The Priority Engine

or: "Gamifying Procrastination"

I have this need to create. Unfortunately, I also have a lot of things that consume my time, leaving 'spare time' immensely valuable to me. I've devised a system that allows me to get things done while also balancing the things that are important to me. One of these days, I'll code something up that does all this (Timeful was close, but alas, Google bought it and wrecked it), but I thought I'd write it down here - it's a useful technique on paper too.

  1. Create a TODO list with everything you might want to do, INCLUDING entertainment time. Open-ended things should have time limits. Large things should be broken down into single-task chunks (or treated as open-ended tasks)

    • Watch Netflix with my wife for an hour

    • Play Overwatch with my son for an hour

    • Update calendar

    • Edit podcast episode for an hour

    • Plan #gmparty episodes (requires an updated calendar?)

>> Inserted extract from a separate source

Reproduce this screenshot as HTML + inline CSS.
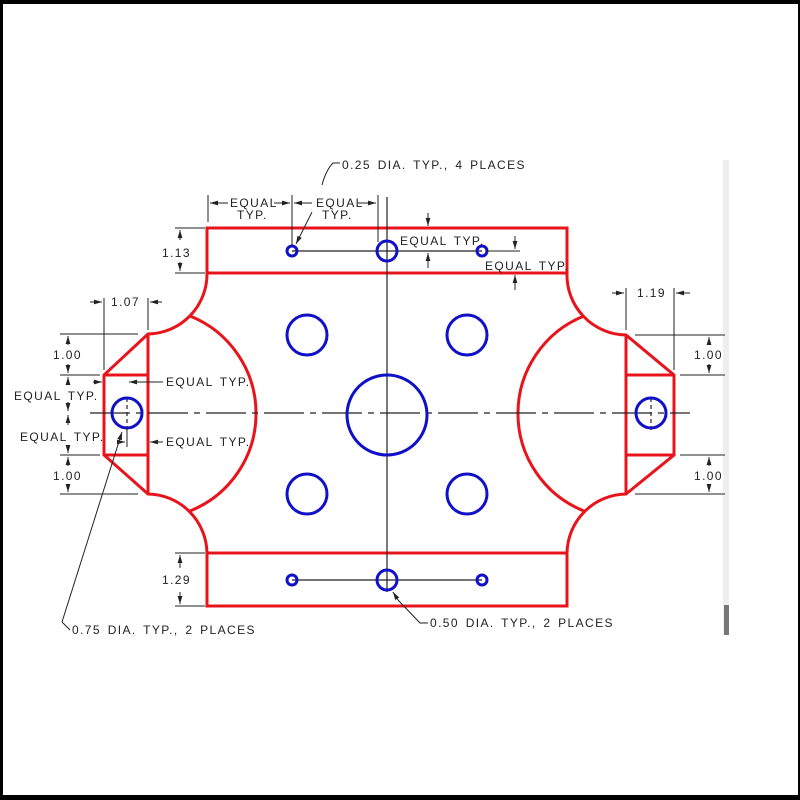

    • Start Too Quiet proof of concept

    • Write blog post about productivity system

  2. Assign each task an expected utility value of 1-10. In economics terms, utility is the expected satisfaction or value that one gets out of a thing. Important things have more. So do really fun things.

    • [3] Watch Netflix with my wife for an hour

    • [3] Play Overwatch with my son for an hour

    • [8] Update calendar

    • [2] Edit podcast episode for an hour

    • [5] Plan #gmparty episodes (requires an updated calendar?)

    • [5] Start Too Quiet proof of concept

    • [9] Write blog post about productivity system

  3. When you have time to do a thing, always do the highest value thing on the list.

    • [9] Write blog post about productivity system

  4. Every time that you work on something on the list, adjust its value:

    1. If you complete the task, remove it from the list

    2. If you don't complete the task, reduce its value in the list. I typically reset entertainment tasks down to 1, but halve the value of ongoing 'productive' tasks.

    • [3] Watch Netflix with my wife for an hour

    • [3] Play Overwatch for an hour

    • [8] Update calendar

    • [2] Edit podcast episode for an hour

    • [5] Plan #gmparty episodes (requires an updated calendar?)

    • [5] Start Too Quiet proof of concept

    • [DELETE] [9] Write blog post about productivity system

  5. Every day that something is on the list, increase its value. I typically double values because that makes important tasks increase faster than non-important. However, that means that the lowest value tasks hit the top value in about a week (1, 2, 4, 8, 16, 32, 64, 128), as I usually max out at 100. But do what you want.

    • [6] Watch Netflix with my wife for an hour

    • [6] Play Overwatch with my son for an hour

    • [16] Update calendar

    • [4] Edit podcast episode for an hour

    • [10] Plan #gmparty episodes (requires an updated calendar?)

    • [10] Start Too Quiet proof of concept

      Edit: doubling values falls apart in long-term usage, as tasks quickly get to the max and just stay there. Something needs to be figured out for a long-term time scale. Go logarithmic instead of exponential, perhaps?

  6. Repeat, adding new tasks as needed. If something new is really important, feel free to add it to the list with a value higher than 10, so that it can work alongside things that you've already ignored for a few days... but I'd argue that such tasks shouldn't really go into the Procrastination Engine if they're that important.

This system allows you to simply add stuff to a list, and forget about it until it's time to do it. The more things get ignored, the more pressure is added to do those particular things.

Note: a todo list that allows priority sorting is useful, but most only give you a low/medium/high priority. That's not really good enough.